The Kunsthalle Zürich launched its exhibition season at the Museum Bärengasse—where it is temporarily based until June 2012 while work is carried out on the conversion and renovation of its permanent home at the Löwenbräu Areal—with Zobernig's solo exhibition "ohne Titel (in Red)." In keeping with the rooms in the buildings of the Museum Bärengasse, which were constructed in 1670, the works selected for presentation focused on the topics of "furnishing" and "light," and played with the domesticated interior of the former residential buildings. Closing the shutters on the windows of the two early Baroque houses, Zobernig submerged the exhibition spaces in red light with his work "ohne Titel" produced in 1994. By doing so, concepts such as "display," "installation," "setting up," and "representation," as well as "site-specificity" for the idiosyncratic context of the spaces, were put up for discussion and confronted with the traditional understanding of the installation.

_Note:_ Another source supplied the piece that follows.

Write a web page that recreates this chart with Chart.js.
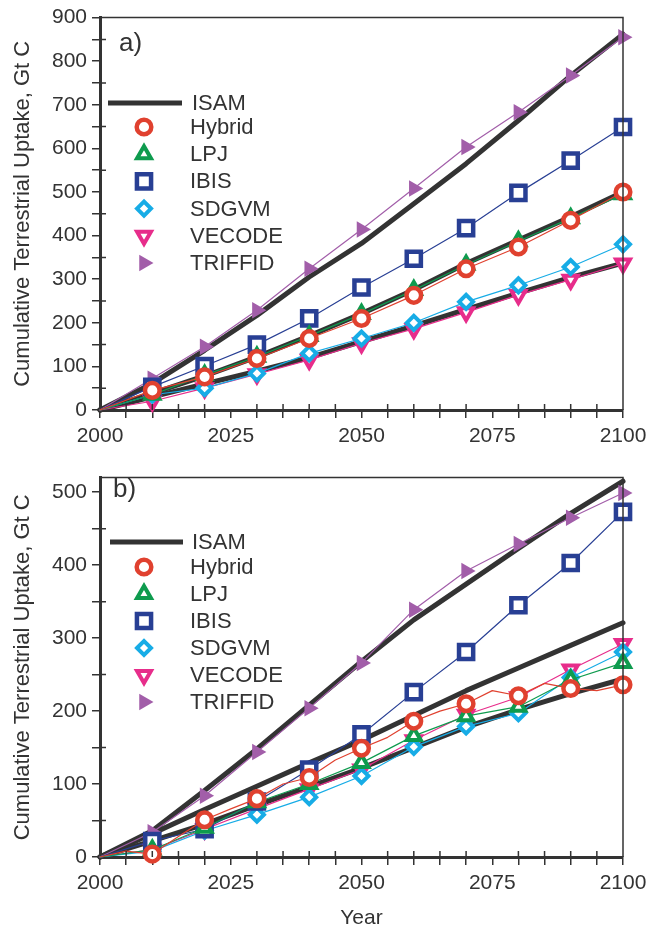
<!DOCTYPE html>
<html>
<head>
<meta charset="utf-8">
<script src="https://cdn.jsdelivr.net/npm/chart.js@4.4.0/dist/chart.umd.min.js"></script>
<style>
  body { margin: 0; background: #fff; }
  #wrap { position: relative; width: 668px; height: 931px; }
  canvas { position: absolute; left: 0; }
  #chartA { top: 0; }
  #chartB { top: 460px; }
</style>
</head>
<body>
<div id="wrap">
  <canvas id="chartA" width="668" height="460"></canvas>
  <canvas id="chartB" width="668" height="471"></canvas>
</div>
<script>
// years with markers, and 5-yearly years for the wiggly Hybrid run in panel b
var years = [2000, 2010, 2020, 2030, 2040, 2050, 2060, 2070, 2080, 2090, 2100];
var years5 = [2000, 2005, 2010, 2015, 2020, 2025, 2030, 2035, 2040, 2045, 2050,
              2055, 2060, 2065, 2070, 2075, 2080, 2085, 2090, 2095, 2100];

var xLabels = [2000, 2025, 2050, 2075, 2100];
var yLabelsA = [0, 100, 200, 300, 400, 500, 600, 700, 800, 900];
var yLabelsB = [0, 100, 200, 300, 400, 500];

// panel a) - Gt C
var isamHiA  = [0, 61, 137, 217, 305, 382, 473, 565, 664, 767, 862];
var isamMidA = [0, 38, 78, 122, 170, 221, 276, 336, 390, 443, 500];
var isamLoA  = [0, 30, 60, 89, 120, 157, 193, 231, 268, 304, 337];
var hybridA  = [0, 45, 76, 118, 164, 210, 263, 324, 374, 435, 500];
var lpjA     = [0, 35, 80, 122, 170, 220, 275, 333, 387, 440, 495];
var ibisA    = [0, 53, 101, 150, 210, 281, 347, 417, 498, 572, 649];
var sdgvmA   = [0, 35, 50, 84, 130, 164, 200, 248, 286, 328, 380];
var vecodeA  = [0, 20, 50, 82, 115, 153, 186, 224, 264, 299, 336];
var triffidA = [0, 72, 145, 229, 324, 414, 508, 603, 683, 767, 855];

// panel b) - Gt C
var isamHiB  = [0, 36, 91, 148, 208, 268, 325, 374, 423, 471, 515];
var isamMidB = [0, 32, 65, 97, 129, 160, 194, 228, 259, 290, 321];
var isamLoB  = [0, 22, 45, 71, 96, 122, 150, 178, 202, 224, 244];
var hybridB  = [0, 8, 4, 28, 51, 66, 80, 100, 109, 133, 149, 164, 186, 200, 210, 228, 221, 238, 231, 228, 236];
var lpjB     = [0, 10, 40, 75, 100, 129, 166, 193, 206, 243, 266];
var ibisB    = [0, 22, 38, 76, 120, 168, 226, 281, 345, 403, 473];
var sdgvmB   = [0, 8, 36, 58, 82, 111, 151, 179, 197, 246, 281];
var vecodeB  = [0, 10, 38, 66, 93, 120, 160, 195, 219, 257, 292];
var triffidB = [0, 34, 84, 144, 204, 266, 339, 392, 429, 465, 499];

var FONT = '"Liberation Sans", Arial, Helvetica, sans-serif';
var INK = '#333333';

function pts(xs, ys) {
    return xs.map(function (x, i) { return { x: x, y: ys[i] }; });
}

// marker only every 10 years, not at the start
function markerRadius(c) {
    var x = c.raw ? c.raw.x : 0;
    return (x > 2000 && x % 10 === 0) ? c.dataset.markerSize : 0;
}

function model(label, xs, ys, color, style, size, rot, fill, bw) {
    return {
        label: label,
        data: pts(xs, ys),
        borderColor: color,
        borderWidth: 1.2,
        pointStyle: style,
        pointRotation: rot,
        markerSize: size,
        pointRadius: markerRadius,
        pointBorderColor: color,
        pointBackgroundColor: fill,
        pointBorderWidth: bw,
        clip: false,
        inLegend: true
    };
}

function isam(ys, first) {
    return {
        label: 'ISAM',
        data: pts(years, ys),
        borderColor: INK,
        borderWidth: 5,
        pointRadius: 0,
        clip: false,
        inLegend: first,
        isLine: true
    };
}

function datasets(h, l, i, s, v, t, hiY, midY, loY, hybridYears) {
    return [
        model('Hybrid', hybridYears, h, '#e0412f', 'circle', 7.3, 0, '#fff', 4.5),
        model('LPJ', years, l, '#0e9b4e', 'triangle', 8, 0, '#fff', 4),
        model('IBIS', years, i, '#283f94', 'rect', 10, 0, '#fff', 4.5),
        model('SDGVM', years, s, '#17ace6', 'rectRot', 7, 0, '#fff', 4),
        model('VECODE', years, v, '#e72d8b', 'triangle', 8, 180, '#fff', 4),
        model('TRIFFID', years, t, '#a25ea9', 'triangle', 6.5, 90, '#a25ea9', 3),
        isam(hiY, true),
        isam(midY, false),
        isam(loY, false)
    ];
}

// top/right frame lines and small inward minor ticks
var framePlugin = {
    id: 'frame',
    afterDraw: function (chart) {
        var ctx = chart.ctx, a = chart.chartArea;
        ctx.save();
        ctx.strokeStyle = INK;
        ctx.lineWidth = 1.5;
        ctx.beginPath();
        ctx.moveTo(a.left, a.top);
        ctx.lineTo(a.right, a.top);
        ctx.lineTo(a.right, a.bottom);
        ctx.stroke();
        var xs = chart.scales.x, ys = chart.scales.y;
        ctx.beginPath();
        xs.ticks.forEach(function (t) {
            if (t.value % 25 !== 0) {
                var px = xs.getPixelForValue(t.value);
                ctx.moveTo(px, a.bottom);
                ctx.lineTo(px, a.bottom - 6);
            }
        });
        ys.ticks.forEach(function (t) {
            if (t.value % 100 !== 0) {
                var py = ys.getPixelForValue(t.value);
                ctx.moveTo(a.left, py);
                ctx.lineTo(a.left + 6, py);
            }
        });
        ctx.stroke();
        ctx.restore();
    }
};

// legend inside the plot, drawn from the datasets' own styles
var legendPlugin = {
    id: 'panelLegend',
    afterDraw: function (chart, args, o) {
        var ctx = chart.ctx;
        ctx.save();
        ctx.font = '22px ' + FONT;
        ctx.textBaseline = 'middle';
        ctx.textAlign = 'left';
        var items = chart.data.datasets.filter(function (d) { return d.inLegend; });
        var line = items.filter(function (d) { return d.isLine; })[0];
        ctx.strokeStyle = line.borderColor;
        ctx.lineWidth = line.borderWidth;
        ctx.beginPath();
        ctx.moveTo(o.lineX0, o.lineY);
        ctx.lineTo(o.lineX1, o.lineY);
        ctx.stroke();
        ctx.fillStyle = INK;
        ctx.fillText(line.label, o.textX, o.lineY + 1);
        var row = 0;
        items.forEach(function (d) {
            if (d.isLine) return;
            var y = o.rowY + row * o.dy;
            ctx.fillStyle = d.pointBackgroundColor;
            ctx.strokeStyle = d.pointBorderColor;
            ctx.lineWidth = d.pointBorderWidth;
            Chart.helpers.drawPoint(ctx, {
                pointStyle: d.pointStyle,
                rotation: d.pointRotation,
                radius: d.markerSize,
                borderWidth: d.pointBorderWidth
            }, o.markX, y);
            ctx.fillStyle = INK;
            ctx.fillText(d.label, o.textX - 2, y + 1);
            row++;
        });
        ctx.restore();
    }
};

var panelLabel = {
    id: 'panelLabel',
    afterDraw: function (chart, args, o) {
        var ctx = chart.ctx;
        ctx.save();
        ctx.font = '26px ' + FONT;
        ctx.fillStyle = INK;
        ctx.textBaseline = 'middle';
        ctx.fillText(o.text, o.x, o.y);
        ctx.restore();
    }
};

function buildChart(id, ds, yMax, yLabels, pad, xHeight, showYear, legendOpts, labelOpts) {
    return new Chart(document.getElementById(id), {
        type: 'line',
        data: { datasets: ds },
        plugins: [framePlugin, legendPlugin, panelLabel],
        options: {
            responsive: false,
            animation: false,
            events: [],
            layout: { padding: pad },
            elements: { line: { tension: 0, borderJoinStyle: 'round', borderCapStyle: 'round' } },
            plugins: {
                legend: { display: false },
                tooltip: { enabled: false },
                panelLegend: legendOpts,
                panelLabel: labelOpts
            },
            scales: {
                x: {
                    type: 'linear',
                    min: 2000,
                    max: 2100,
                    border: { display: true, color: INK, width: 3 },
                    grid: { display: true, drawOnChartArea: false, drawTicks: true, tickLength: 8, color: INK, lineWidth: 1.5 },
                    ticks: {
                        stepSize: 5,
                        autoSkip: false,
                        maxRotation: 0,
                        padding: 6,
                        color: INK,
                        font: { family: FONT, size: 21 },
                        callback: function (v) { return xLabels.indexOf(v) >= 0 ? String(v) : ''; }
                    },
                    title: {
                        display: showYear,
                        text: 'Year',
                        color: INK,
                        font: { family: FONT, size: 21 },
                        padding: { top: 0, bottom: 0 }
                    },
                    afterFit: function (s) { s.height = xHeight; }
                },
                y: {
                    min: 0,
                    max: yMax,
                    border: { display: true, color: INK, width: 3 },
                    grid: { display: true, drawOnChartArea: false, drawTicks: true, tickLength: 8, color: INK, lineWidth: 1.5 },
                    ticks: {
                        stepSize: 50,
                        includeBounds: false,
                        autoSkip: false,
                        padding: 5,
                        color: INK,
                        font: { family: FONT, size: 21 },
                        callback: function (v) { return yLabels.indexOf(v) >= 0 ? String(v) : ''; }
                    },
                    afterBuildTicks: function (s) {
                        s.ticks = s.ticks.filter(function (t) { return t.value % 50 === 0; });
                    },
                    title: {
                        display: true,
                        text: 'Cumulative Terrestrial Uptake, Gt C',
                        color: INK,
                        font: { family: FONT, size: 22 },
                        padding: { top: 10, bottom: 0 }
                    },
                    afterFit: function (s) { s.width = 100; }
                }
            }
        }
    });
}

buildChart('chartA',
    datasets(hybridA, lpjA, ibisA, sdgvmA, vecodeA, triffidA, isamHiA, isamMidA, isamLoA, years),
    900, yLabelsA, { top: 17, right: 45, left: 0, bottom: 0 }, 50, false,
    { lineX0: 108, lineX1: 182, lineY: 103, textX: 192, markX: 144, rowY: 127, dy: 27.2 },
    { text: 'a)', x: 119, y: 44 });

buildChart('chartB',
    datasets(hybridB, lpjB, ibisB, sdgvmB, vecodeB, triffidB, isamHiB, isamMidB, isamLoB, years5),
    520, yLabelsB, { top: 5, right: 45, left: 0, bottom: 0 }, 74, true,
    { lineX0: 110, lineX1: 183, lineY: 82, textX: 192, markX: 144, rowY: 107, dy: 27 },
    { text: 'b)', x: 113, y: 30 });
</script>
</body>
</html>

This publication attempts to transform the exhibition, treated as a retrospective—it showed a cross-section of Zobernig's artistic oeuvre from 1985 to the present—into book form. It includes an essay by Gregor Stemmrich in which he focuses on the understanding of the afore-mentioned concepts as well as on their affects on the perception of an art institution such as the Museum Bärengasse. This text not only reflects the exhibition "ohne Titel (in Red)," but provides an insight into Heimo Zobernig's practice and concerns in general. The publication is realized in close collaboration with the artist and contains numerous installation views.
Published on the occasion of the eponymous exhibition at Kunsthalle Zurich, from January to March 2011.
Heimo Zobernig (born 1958 in Mauthen, Austria, lives and works in Vienna) has been viewed as a key figure on the Austrian art scene since the early 1980s. His oeuvre explores themes of minimalism, the historical loading of the opposing pair of "figurativeness vs. abstraction," and the problem as to what art is or can be—its outward form and function.